True happiness is to "love and be loved," Vanier believes, and he has incorporated that precept into his philosophy of accompaniment and service. He calls the world to recognize the tremendous gifts of people who have all too often been rejected by society.

The L'Arche journey began 50 years ago when Vanier invited two men with disabilities to move from the institutions in which they were housed into his own home. Beginning with this one house in France, L'Arche has grown to become a worldwide network of more than 130 communities committed to sharing the lives of people with disabilities.

"There are few people in our world today who have inspired as many people to respect the dignity of every human being than Jean Vanier," says Rev. Robert Dowd, CSC, director of the Ford Program in Human Development Studies and Solidarity, which presents the Award.

"In L'Arche communities, something extremely simple yet very powerful takes place," explains Dowd. "The so-called disabled and those with whom they live and work grow in awareness of their God-given value. This awareness encourages people to develop and share their talents and leads to authentic human development."

This year's award ceremony will take place on October 23, 2014, at the University of Notre Dame's Rome Global Gateway as part of the Kellogg Institute for International Studies Conference on Human Dignity and Human Development. The international conference will bring together academics and practitioners from around the world to explore different understandings of human dignity in the context of development—and the implications of a comprehensive respect for human dignity for the practice of development.

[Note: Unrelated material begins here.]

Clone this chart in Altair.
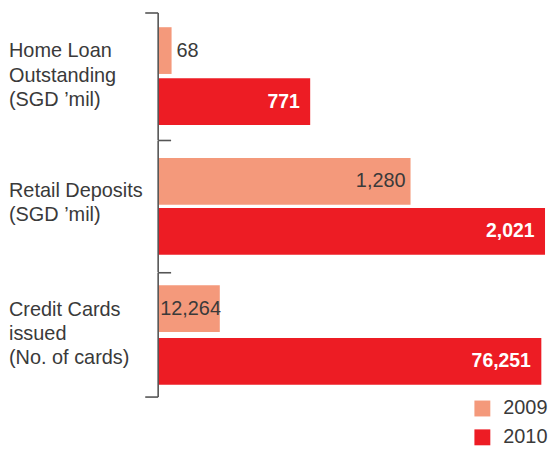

The Ford Family Notre Dame Award for International Human Development and Solidarity recognizes substantial contributions to human development through research, practice, public service, or philanthropy. Recipients are honored for standing in solidarity with those in deepest need, supporting them to become agents of their own change.

Past recipients of the Notre Dame Award include social entrepreneur Jacqueline Novogratz, CEO and Founder of Acumen; development economist and Nobel laureate Amartya Sen; Partners In Health, whose cofounders Paul Farmer and Ophelia Dahl accepted the award on its behalf; and Patti and Ray Chambers, the United Nations Secretary General's Special Envoy for Malaria.